**RECORDED DATA:**
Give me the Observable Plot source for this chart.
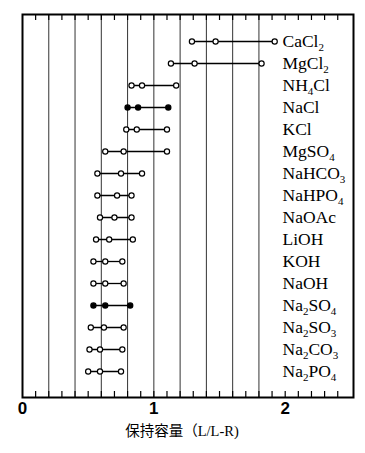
<!DOCTYPE html>
<html>
<head>
<meta charset="utf-8">
<script src="https://cdn.jsdelivr.net/npm/d3@7"></script>
<script src="https://cdn.jsdelivr.net/npm/@observablehq/plot@0.6"></script>
<style>
  html, body { margin: 0; padding: 0; background: white; }
</style>
</head>
<body>
<div id="chart"></div>
<script>
const salts = ["CaCl2","MgCl2","NH4Cl","NaCl","KCl","MgSO4","NaHCO3","NaHPO4","NaOAc","LiOH","KOH","NaOH","Na2SO4","Na2SO3","Na2CO3","Na2PO4"];
const low  = [1.29,1.13,0.83,0.80,0.79,0.63,0.57,0.57,0.59,0.56,0.54,0.54,0.54,0.52,0.51,0.50];
const mid  = [1.47,1.31,0.91,0.88,0.87,0.77,0.75,0.72,0.70,0.66,0.63,0.63,0.63,0.62,0.59,0.59];
const high = [1.92,1.82,1.17,1.11,1.10,1.10,0.91,0.83,0.83,0.84,0.76,0.77,0.82,0.77,0.76,0.75];
const filledSalts = ["NaCl","Na2SO4"];
const axisLabels = [0, 1, 2];
const gridTicks = [0.2,0.4,0.6,0.8,1.0,1.2,1.4,1.6,1.8];
const minorTicks = [0.1,0.2,0.3,0.4,0.5,0.6,0.7,0.8,0.9,1.0,1.1,1.2,1.3,1.4,1.5,1.6,1.7,1.8,1.9,2.0,2.1,2.2,2.3,2.4];
const xTitle = "保持容量（L/L-R)";

const points = salts.flatMap((s, i) => [low[i], mid[i], high[i]].map(v => ({
  salt: s, value: v, fill: filledSalts.includes(s) ? "black" : "white"
})));

const chart = Plot.plot({
  width: 365,
  height: 453,
  marginLeft: 22,
  marginRight: 12,
  marginTop: 14,
  marginBottom: 56,
  style: {background: "white", color: "black"},
  x: {domain: [0, 2.52]},
  y: {type: "point", domain: salts, padding: 1, axis: null},
  marks: [
    Plot.ruleX(gridTicks, {stroke: "#333", strokeWidth: 1}),
    Plot.ruleX(minorTicks, {stroke: "black", strokeWidth: 1.2, insetBottom: 377}),
    Plot.ruleX(minorTicks, {stroke: "black", strokeWidth: 1.2, insetTop: 377}),
    Plot.frame({stroke: "black", strokeWidth: 2}),
    Plot.ruleY(salts, {y: d => d, x1: (d, i) => low[i], x2: (d, i) => high[i], stroke: "black", strokeWidth: 1.3}),
    Plot.dot(points, {x: "value", y: "salt", r: 2.6, stroke: "black", strokeWidth: 1.2, fill: "fill"}),
    Plot.text(salts, {y: d => d, text: d => d, frameAnchor: "right", dx: -71, textAnchor: "start",
      fontSize: 17.5, fontFamily: "'Liberation Serif', 'Times New Roman', serif", fill: "black"}),
    Plot.axisX(axisLabels, {anchor: "bottom", tickSize: 0, tickPadding: 4, label: null,
      tickFormat: d => String(d), fontSize: 17, fontWeight: "bold", fontFamily: "'Liberation Sans', Arial, sans-serif"}),
    Plot.text([xTitle], {frameAnchor: "bottom", dy: 38, dx: -6, fontSize: 14.5,
      fontFamily: "'Liberation Serif', 'Noto Sans CJK JP', serif", fill: "black"})
  ]
});

// render subscripts for chemical formulas; serif Latin in the axis title
d3.select(chart).selectAll("text").each(function() {
  const t = this.textContent;
  const el = d3.select(this);
  if (t === xTitle) {
    el.text(null);
    t.split(/([A-Za-z\/\-\)]+)/).filter(p => p.length).forEach(p => {
      const ts = el.append("tspan").text(p);
      ts.attr("font-family", /^[A-Za-z\/\-\)]+$/.test(p)
        ? "'Liberation Serif', serif" : "'Noto Sans CJK JP', sans-serif");
    });
    return;
  }
  if (!salts.includes(t)) return;
  el.text(null);
  const parts = t.split(/(\d+)/).filter(p => p.length);
  let shifted = false;
  parts.forEach(p => {
    const ts = el.append("tspan").text(p);
    if (/^\d+$/.test(p)) {
      ts.attr("font-size", 11).attr("dy", 4);
      shifted = true;
    } else if (shifted) {
      ts.attr("dy", -4);
      shifted = false;
    }
  });
});

document.getElementById("chart").append(chart);
</script>
</body>
</html>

**WRITTEN TASK:**
The required output is the number of lines containing the word "chart", and nothing besides.

**RESPONSE TO THE EXERCISE:**
5